Helios incorporates a number of open compute standards, including OCP DC-MHS, UALink, and Ultra Ethernet Consortium (UEC) architectures. These support both scale-up and scale-out fabrics, allowing for greater flexibility as workloads and data centre requirements change.

The rack layout includes quick-disconnect liquid cooling, a double-wide physical configuration for improved access and service, and Ethernet-based multi-path networking for system reliability.

Industry adoption and collaboration

The reference design approach means that original equipment manufacturers (OEMs), original design manufacturers (ODMs), and hyperscale cloud operators can use Helios as a starting point for their own deployments.

This is intended to lower integration time, enhance interoperability among different vendors, and facilitate more rapid scaling of AI and HPC infrastructure. Helios' development is a result of collaboration within the OCP community, reflecting efforts to standardise and open up the market for large-scale AI computing systems.

According to AMD, the ORW specification and Helios platform represent a strategic step towards a standardised, open AI infrastructure. The flexibility provided by open standards is seen as critical for enterprises seeking to move away from proprietary systems that can restrict integration and future upgrades.

Technical highlights

The Helios system utilises AMD Instinct GPUs, EPYC CPUs, and AMD Pensando networking hardware to provide a platform that can be extended for different scales and requirements.

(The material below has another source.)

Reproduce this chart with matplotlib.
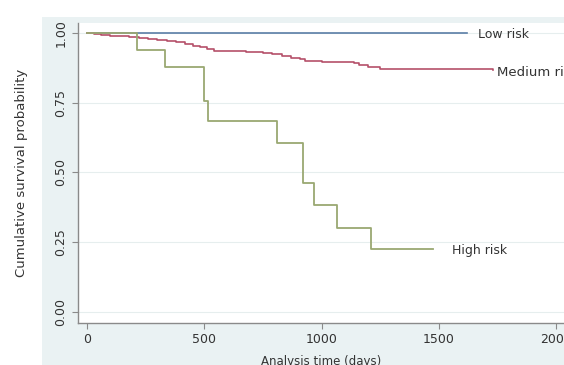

The platform's liquid cooling and wide form factor are aimed at sustaining performance under high thermal loads typical in AI workloads. By supporting open fabrics and integrating with industry-standard interfaces, the system is designed to address the interoperability concerns cited by cloud and hyperscale operators.

Meta's contribution of the ORW specification to OCP reflects its commitment to advancing open standards in data centre design. By building Helios as a deployment-ready system on these standards, AMD aims to provide a reference point for both hyperscalers and enterprise customers in the rapidly expanding AI infrastructure space.

The debut of the Helios platform marks the continuation of a hardware approach that begins with open silicon and extends through to system and rack integration, within an OCP-compliant framework. This approach is shared across the OCP ecosystem, as AMD and other contributors seek to enable broad industrial adoption of scalable, efficient, and standards-based AI infrastructure.